In a statement, the foundation said the tower would be “a fitting neighbor” to a Trump library because of its role as a “federal processing center for Cuban refugees fleeing communism, a powerful reminder of America’s role as a refuge from tyranny”.
It said Trump chose the location personally after several other potential sites in Florida were “evaluated” by a team led by his son.
Construction of a presidential library for Trump, who leaves office when his second term expires in January 2029, had already drawn criticism from congressional Democrats. Senators demanded greater transparency in July over its funding after accusing the president of operating it as “a tool for bribery” and soliciting personal gifts.
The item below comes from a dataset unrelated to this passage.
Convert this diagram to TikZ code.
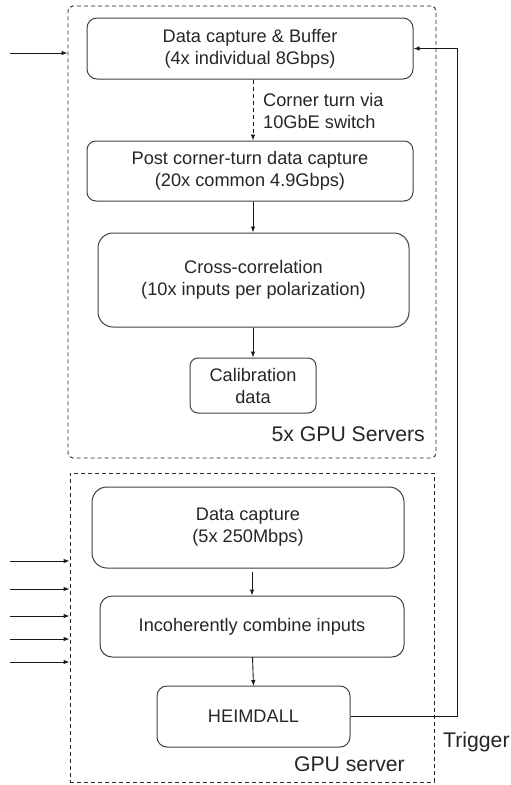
\documentclass[tikz,border=0pt]{standalone}
\usepackage{fontspec}
\setmainfont{Liberation Sans}
\usetikzlibrary{arrows.meta}
\begin{document}
\begin{tikzpicture}[x=1pt,y=-1pt,
  txt/.style={font=\fontsize{18.2}{22}\selectfont, text=black!85},
  bigtxt/.style={font=\fontsize{21.2}{25}\selectfont, text=black!85, inner sep=0},
  procbox/.style={draw=black!75, line width=1pt, txt, align=center, inner sep=0},
  group/.style={draw=black!85, line width=0.9pt, dash pattern=on 4pt off 3pt, inner sep=0},
  arr/.style={draw=black!90, line width=0.9pt, -{Latex[length=6pt,width=4.5pt]}},
  darr/.style={arr, dash pattern=on 4pt off 3pt}
]
\useasboundingbox (0,0) rectangle (511,785);
% group boxes
\node[group, rounded corners=5pt, minimum width=368pt, minimum height=452pt] (top) at (252,232) {};
\node[group, minimum width=364pt, minimum height=309pt] (bot) at (252,627.5) {};
% process boxes
\node[procbox, rounded corners=10pt, minimum width=326pt, minimum height=61pt] (b1) at (250,48.5) {Data capture \& Buffer\\(4x individual 8Gbps)};
\node[procbox, rounded corners=9pt, minimum width=326pt, minimum height=60pt] (b2) at (250,171) {Post corner-turn data capture\\(20x common 4.9Gbps)};
\node[procbox, rounded corners=15pt, minimum width=311pt, minimum height=94pt] (b3) at (253.5,280) {Cross-correlation\\(10x inputs per polarization)};
\node[procbox, rounded corners=8pt, minimum width=126pt, minimum height=55pt] (cal) at (253,385.5) {Calibration\\data};
\node[procbox, rounded corners=15pt, minimum width=312pt, minimum height=81pt] (b4) at (248,527.5) {Data capture\\(5x 250Mbps)};
\node[procbox, rounded corners=12pt, minimum width=304pt, minimum height=61pt] (b5) at (252,626.5) {Incoherently combine inputs};
\node[procbox, rounded corners=10pt, minimum width=193pt, minimum height=61pt] (heim) at (253.5,716.5) {HEIMDALL};
% labels
\node[txt, align=left, anchor=west, inner sep=0] (ct) at (263,111) {Corner turn via\\10GbE switch};
\node[bigtxt, anchor=base east] (lt) at (425,441) {5x GPU Servers};
\node[bigtxt, anchor=base east] (lb) at (405,771) {GPU server};
\node[bigtxt, anchor=base west] (trig) at (443,747) {Trigger};
% internal arrows
\coordinate (cx) at (253,0);
\draw[darr] (b1.south -| cx) -- (b2.north -| cx);
\draw[arr] (b2.south -| cx) -- (b3.north -| cx);
\draw[arr] (b3.south -| cx) -- (cal.north -| cx);
\coordinate (c4) at (252,572);
\draw[arr] (c4) -- (b5.north -| c4);
\coordinate (c5) at (252.5,657);
\draw[arr] (c5) -- (253.5,686);
% trigger
\coordinate (tc) at (457,0);
\draw[arr] (heim.east) -| (tc |- b1.east) -- (b1.east);
% inputs
\foreach \i/\y in {a/53} {
  \coordinate (in\i) at (10,\y);
  \draw[arr] (in\i) -- (in\i -| top.west);
}
\foreach \i/\y in {1/561,2/589,3/616,4/639,5/662} {
  \coordinate (inb\i) at (10,\y);
  \draw[arr] (inb\i) -- (inb\i -| bot.west);
}
\end{tikzpicture}
\end{document}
In May, Trump controversially accepted a Boeing 747 from Qatar, which he said would serve as a new Air Force One until ownership transferred to his presidential library foundation when he left office.
Guillermo Grenier, a Cuban-born professor of sociology at Florida International University, said the location of the library was “capturing a moment” in south Florida and reflected an astonishing surge in popularity for the president during the 2024 election that some called the “Trumpification of Miami-Dade”.
“Miami is such a deeply red, very Republican environment. It’s a place, perhaps the only place in the country, where pushback on something like this would be very little. For most communities it would be at least 50-50, but not in this community,” he said.
“The immigration issues that he’s tackling are not without opponents, and in any kind of long-run scenario the Trump legacy is going to be spotty at best, but the library will be presented as an economic development opportunity. Tourism will come, so it so it might be considered more for its historical purposes than for the political value it has today.”
Grenier also noted that, although this will be Florida’s first presidential library, the honoring of Republican, conservative, and rightwing figures is nothing new.
“The geography of Miami is already extremely ideological in its direction,” he said.
“You have a Ronald Reagan Avenue, and a Reagan high school. You have roads named for folks that were in the Bay of Pigs invasion. I mean, there is no Che Guevara Boulevard anywhere.”